I wonder if the people who live in this house have young kids. And I wonder if they ever say to those young kids “Close the door, we’re not heating (cooling) the outside.” I used to hear it from my Mom, and I’m sure most every other person since the cave man days has heard it too.

Unfortunately, if your attic looks like this, you actually are indeed, heating and cooling the outdoors.

The answer is probably ‘d, all of the above.’ This little attic is pounded with direct sun during the hottest part of the day in summer and is the coldest part of the house in winter. But that’s not to say that the house isn’t cold in winter too, it is.
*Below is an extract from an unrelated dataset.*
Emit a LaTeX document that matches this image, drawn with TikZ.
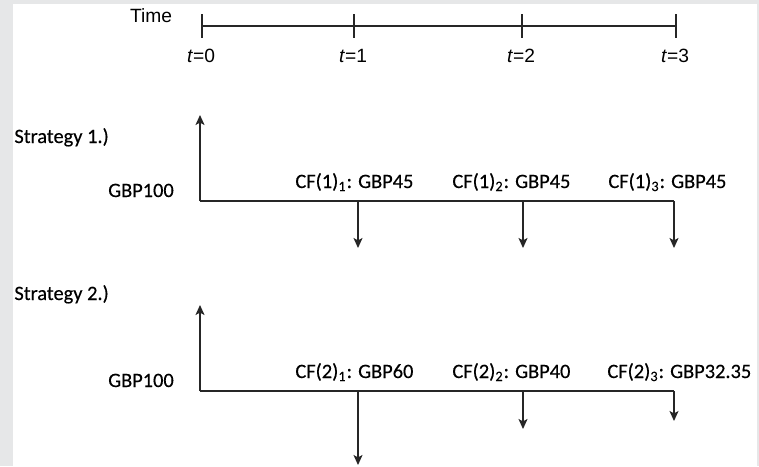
\documentclass[tikz,border=0pt]{standalone}
\usepackage{fontspec}
\setmainfont{Liberation Sans}
\newfontfamily\cffont[FakeBold=0.35]{Carlito}
\usetikzlibrary{arrows.meta}
\definecolor{frame-grey}{HTML}{E6E7E8}
\tikzset{
    time-label/.style = {font=\fontsize{9.6}{11}\selectfont, inner sep=0pt, anchor=base},
    cf-label/.style = {font=\cffont\fontsize{10.2}{12}\selectfont, inner sep=0pt, anchor=base west},
    flow-line/.style = {line width=0.65pt, black!85},
    flow-arrow/.style = {flow-line, -{Stealth[length=5pt, width=4.5pt, inset=1.2pt]}},
}

\begin{document}
\begin{tikzpicture}[x=0.5pt, y=-0.5pt]
\useasboundingbox (0,0) rectangle (759,466);
\fill[frame-grey] (0,0) rectangle (759,466);
\fill[white] (13,4) rectangle (757,466);

% time axis
\node[time-label] (time) at (151,22) {Time};
\coordinate (tick0) at (202,26);
\coordinate (tick3) at (676,26);
\draw[flow-line] (tick0) -- (tick3);
\foreach \x/\name [count=\i from 0] in {202/0, 354/1, 522/2, 676/3} {
    \draw[flow-line] (\x,14) -- (\x,38);
    \node[time-label] (t\i) at (\x-1,62) {\textit{t}=\name};
}

% strategy 1
\node[cf-label] (strategy1) at (14,143) {Strategy 1.)};
\coordinate (s1-origin) at (200,201);
\coordinate (s1-top) at (200,115);
\coordinate (s1-end) at (674,201);
\draw[flow-arrow] (s1-origin) -- (s1-top);
\draw[flow-line] (s1-origin) -- (s1-end);
\node[cf-label, anchor=base] (s1-invest) at (141,197) {GBP100};
\foreach \x [count=\i] in {358, 523, 674} {
    \coordinate (s1-pay\i) at (\x,201);
    \coordinate (s1-tip\i) at (\x,248);
    \draw[flow-arrow] (s1-pay\i) -- (s1-tip\i);
}
\node[cf-label] (s1-cf1) at (295,188) {CF(1)\textsubscript{1}: GBP45};
\node[cf-label] (s1-cf2) at (452,188) {CF(1)\textsubscript{2}: GBP45};
\node[cf-label] (s1-cf3) at (608,188) {CF(1)\textsubscript{3}: GBP45};

% strategy 2
\node[cf-label] (strategy2) at (14,300) {Strategy 2.)};
\coordinate (s2-origin) at (200,391);
\coordinate (s2-top) at (200,305);
\coordinate (s2-end) at (674,391);
\draw[flow-arrow] (s2-origin) -- (s2-top);
\draw[flow-line] (s2-origin) -- (s2-end);
\node[cf-label, anchor=base] (s2-invest) at (141,387) {GBP100};
\foreach \x/\y [count=\i] in {358/465, 523/429, 674/421} {
    \coordinate (s2-pay\i) at (\x,391);
    \coordinate (s2-tip\i) at (\x,\y);
    \draw[flow-arrow] (s2-pay\i) -- (s2-tip\i);
}
\node[cf-label] (s2-cf1) at (295,378) {CF(2)\textsubscript{1}: GBP60};
\node[cf-label] (s2-cf2) at (452,378) {CF(2)\textsubscript{2}: GBP40};
\node[cf-label] (s2-cf3) at (607,378) {CF(2)\textsubscript{3}: GBP32.35};
\end{tikzpicture}
\end{document}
The insulation on the floor and walls is so loose and has so many gaps that it’s almost like having nothing at all.

But maybe the answer is ‘a and b, but not c’

Hard to really say. The wall insulation’s label says it’s a higher R than the duct insulation, but considering how poorly the walls look to be insulated, the ducts probably have a higher effective R-value.

One Comment

  1. John Brooks | | #1

    Dan..this is a great
    Dan..this is a great illustration.
    I have seen many attics in N.Texas that are even worse.
    Even the best air handling equipment leaks air also.
    This is so typical.
    I have to admit that this is an Architectural problem.
    The mechanical systems are almost always afterthoughts.

    Also looks like the condensate line is not going downhill.